New Patient Story
- Location: Los Angeles,
"Breath. Just breath - inhale slow, then breath out. You can control how you breath," he said, voice full of concern as he gently rubbed my back. I was curled in a ball on the floor, brain unable to do anything but repeat a singular sentiment: No, I'm not doing that again. Never. Nope. Eventually my husband was able to help me off the floor and like a zombie get me to the shower to wash away the tears and any barely understood pathogens.
I was barely 6 months into a leadership role, and my colleagues and coworkers had been my work family for more than a decade. Many had been my mentors and guides, and it was a humbling honor and great responsibility to now maintain stability with leadership changes. Then the pandemic hit.
Guidelines for those of us in the OR where patients are regularly intubated and extubated (also known as aerosol generating procedures) were non existent, even while draft measures for other areas went into effect.

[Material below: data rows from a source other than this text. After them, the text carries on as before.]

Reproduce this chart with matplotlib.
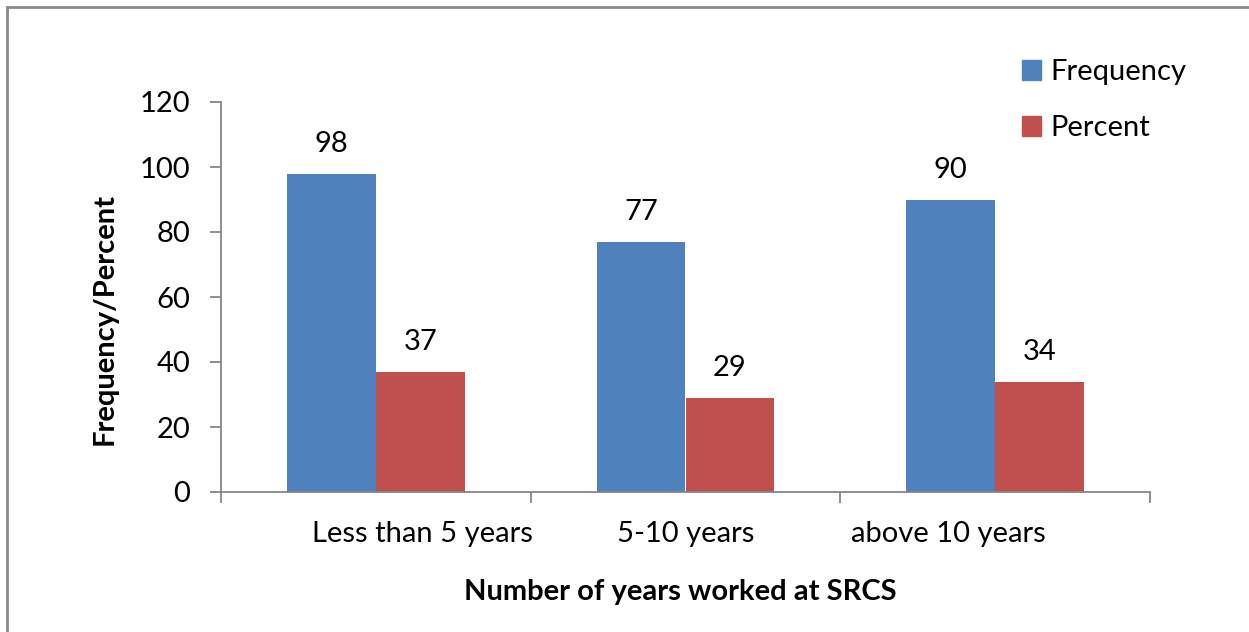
import numpy as np
import matplotlib
matplotlib.use("Agg")
import matplotlib.pyplot as plt
from matplotlib.patches import Rectangle, Patch

categories = ["Less than 5 years", "5-10 years", "above 10 years"]
frequency = [98, 77, 90]
percent = [37, 29, 34]
yticks = [0, 20, 40, 60, 80, 100, 120]

BLUE = "#4F81BD"
RED = "#C0504D"
GRAY = "#868686"
FS = 21

plt.rcParams["font.family"] = ["Lato", "DejaVu Sans"]

W, H = 1249, 632
fig = plt.figure(figsize=(W / 100, H / 100), dpi=100)

# plot area in pixel terms
left, right, top, bottom = 221, 1150, 102, 492
ax = fig.add_axes([left / W, 1 - bottom / H, (right - left) / W, (bottom - top) / H])

x = np.arange(len(categories))
bw = 0.287
ax.bar(x - bw / 2, frequency, width=bw, color=BLUE, label="Frequency")
ax.bar(x + bw / 2, percent, width=bw, color=RED, label="Percent")

for xi, v in zip(x - bw / 2, frequency):
    ax.annotate(str(v), (xi, v), xytext=(0, 12), textcoords="offset points",
                ha="center", va="bottom", fontsize=FS)
for xi, v in zip(x + bw / 2, percent):
    ax.annotate(str(v), (xi, v), xytext=(0, 12), textcoords="offset points",
                ha="center", va="bottom", fontsize=FS)

ax.set_xlim(-0.5, len(categories) - 0.5)
ax.set_ylim(0, 120)
ax.set_yticks(yticks)
ax.tick_params(axis="y", length=8, width=1.3, color=GRAY, pad=14, labelsize=FS)

# category boundaries as ticks, labels on minor ticks
ax.set_xticks(np.arange(len(categories) + 1) - 0.5)
ax.set_xticklabels([])
ax.tick_params(axis="x", which="major", length=8, width=1.3, color=GRAY)
lab_pos = 1 + (x - 1) * 0.85
ax.set_xticks(lab_pos, minor=True)
ax.set_xticklabels(categories, minor=True, fontsize=FS)
ax.tick_params(axis="x", which="minor", length=0, pad=21)

for s in ["top", "right"]:
    ax.spines[s].set_visible(False)
for s in ["left", "bottom"]:
    ax.spines[s].set_color(GRAY)
    ax.spines[s].set_linewidth(1.3)

fig.text(105 / W, 1 - 319 / H, "Frequency/Percent", rotation=90, ha="center",
         va="center", fontsize=FS, fontweight="bold")
fig.text(680 / W, 1 - 592 / H, "Number of years worked at SRCS", ha="center",
         va="center", fontsize=FS, fontweight="bold")

handles = [Patch(color=BLUE), Patch(color=RED)]
fig.legend(handles, ["Frequency", "Percent"], loc="upper left",
           bbox_to_anchor=(996 / W, 1 - 33 / H), frameon=False, fontsize=FS,
           handlelength=0.65, handleheight=0.65, handletextpad=0.3, labelspacing=1.03)

# outer chart border
fig.add_artist(Rectangle((7 / W, -0.1), 1.2, 1 - 7 / H + 0.1, transform=fig.transFigure,
                         fill=False, edgecolor="#898989", linewidth=2))

fig.savefig("out.png", dpi=100)
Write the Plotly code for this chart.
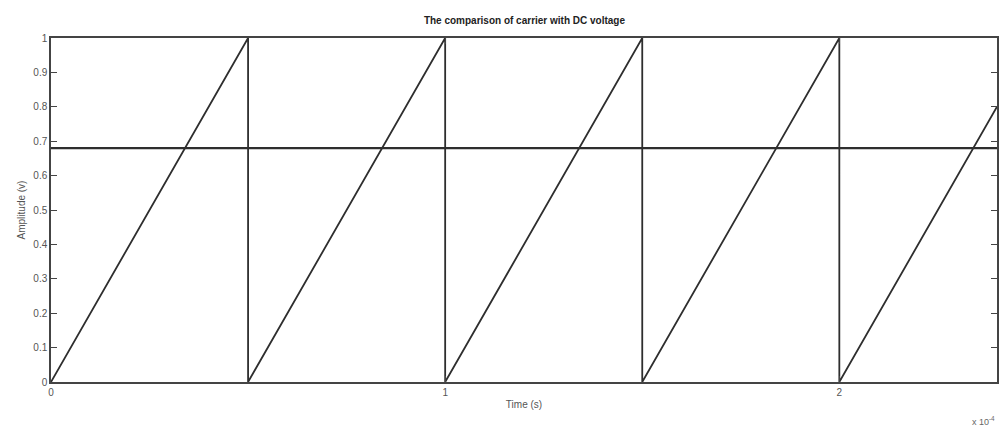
import plotly.graph_objects as go

# Sawtooth carrier (corners of each ramp) and the DC reference level
carrier_time = [0.0, 0.5e-4, 0.5e-4, 1.0e-4, 1.0e-4, 1.5e-4, 1.5e-4, 2.0e-4, 2.0e-4, 2.4e-4]
carrier_amp = [0.0, 1.0, 0.0, 1.0, 0.0, 1.0, 0.0, 1.0, 0.0, 0.8]
dc_time = [0.0, 2.4e-4]
dc_amp = [0.68, 0.68]

x_tick_vals = [0.0, 1e-4, 2e-4]
x_tick_text = ["0", "1", "2"]
y_tick_vals = [0, 0.1, 0.2, 0.3, 0.4, 0.5, 0.6, 0.7, 0.8, 0.9, 1]
y_tick_text = ["0", "0.1", "0.2", "0.3", "0.4", "0.5", "0.6", "0.7", "0.8", "0.9", "1"]

line_color = "#2e2e2e"
font_family = "Liberation Sans, Arial, sans-serif"

fig = go.Figure()
fig.add_trace(go.Scatter(x=carrier_time, y=carrier_amp, mode="lines",
                         line=dict(color=line_color, width=1.8), showlegend=False))
fig.add_trace(go.Scatter(x=dc_time, y=dc_amp, mode="lines",
                         line=dict(color=line_color, width=2.2), showlegend=False))

axis_common = dict(showgrid=False, zeroline=False, showline=True, linecolor="#444",
                   linewidth=1.5, mirror="ticks", ticks="inside", ticklen=6,
                   tickcolor="#444", tickfont=dict(family=font_family, size=10, color="#555"))

fig.update_xaxes(range=[0, 2.4e-4], tickvals=x_tick_vals, ticktext=x_tick_text,
                 title=dict(text="Time (s)", font=dict(family=font_family, size=10, color="#555"),
                            standoff=4),
                 **axis_common)
fig.update_yaxes(range=[0, 1], tickvals=y_tick_vals, ticktext=y_tick_text,
                 title=dict(text="Amplitude (v)", font=dict(family=font_family, size=10, color="#555"),
                            standoff=6),
                 **axis_common)

fig.add_annotation(text="x 10<sup>-4</sup>", xref="paper", yref="paper", x=1.0, y=-0.09,
                   xanchor="right", yanchor="top", showarrow=False,
                   font=dict(family=font_family, size=9, color="#666"))

fig.update_layout(
    width=999, height=426,
    margin=dict(l=51, r=0, t=38, b=44),
    paper_bgcolor="white", plot_bgcolor="white",
    title=dict(text="<b>The comparison of carrier with DC voltage</b>",
               x=0.525, xanchor="center", y=0.952, yanchor="middle",
               font=dict(family=font_family, size=10, color="#222")),
)

fig.write_html("out.html")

Without official guidance from those above me, infection control, or education (as all areas had been hindered by sudden and unfilled vacancies or absences), I had been fighting to put into place the best safety measures for PPE and workflow on my own. I had inserviced our staff in small batches, and had buy in from the physicians we work with.
The first couple emergencies went ok. But then they didn't. There were too many sick patients with COVID that emergently needed surgery. There weren't enough signs to post. Not all of our staff felt confident in the adjusted workflow for these cases. And despite me jumping in because I would never ask someone to do something I would not do myself, people got exposed. I may have been exposed.
It was almost Christmas. My preschooler and kindergartner had had their lives upended with remote learning. My work-family had done their best to be safe, but we weren't able to keep everyone around us protected. How could this happen?
Was I going to get sick and become the next patient? Was I going to have to care for one of my coworkers should they become ill? What about my kids and my husband- what if I accidentally expose them? I couldn't even say for certain that we were able to help or save the patients that came to us, so what would I do if it was someone close to me that I felt responsible for that got so sick?
The weight of it all crashed down on me. I broke. I made it through that day, and somehow drove home, and as it all sank in once I left my shoes at the front door and thoroughly scrubbed my face and hands, I crumpled and broke.
My brain stopped thinking and got stuck in the panic of "Oh no, I can't do that again. What if... what if... what if..." The sobs that I heard coming out of me were animalistic and foreign.
Somehow, after the inkiness of sleep by exhaustion, I managed to get my young kids set up for remote learning in the morning, and numbly drove to work the next day. I felt that if I didn't go, things could be even worse without me there to at least try and guide pandemic practices to be as safe as possible with all of the excruciating unknowns.
I still feel broken. I can't say that wound has healed. With all of the very very many changes in staff since then, it is not humanly possible to impart all of the knowledge and skills necessary to each new face as quickly as it needs to be to keep our patients and each other safe.
But I am here. Trying. Sad words for the Lorax sometimes echo in my head, "Unless someone like you cares a whole awful lot, nothing will change. No it will not." And as broken, numb, terrified, traumatized, and morally injured as I still feel every time I have to assign a member of my work family to an unknown or potentially unsafe situation, I care a whole awful lot. I care that our patients are safe, that our caregivers are safe, that the environment were spend a majority of our days in is supportive, and successfully safe.
It is not the resilience of myself or my colleagues that I question or stay up worrying for, it is the broader environment of support for both patients and caregivers alike that keeps me awake. We can and have kept going , quietly locked away behind our badge access locked doors in our secret world of surgery. We can mantle and navigate great human suffering with compassion and focus. I only want to see those same skills in action around and above us to acknowledge a change in environment is needed. Our caregivers, especially in surgery, have resilience in spades and support for one another. I care a whole awful lot- enough to try and affect the supportive, detailed, and logistical changes we need to keep our resilience. While the good intentions and recognition of non-clinical professionals is appreciated, I fear the emphasis on resilience training is more harmful than helpful by insinuating that the morally compromising, horrifying scenes we must participate in, and shear amount of suffering we have been virtually helpless to ease somehow aren't worthy of our grief and aversion.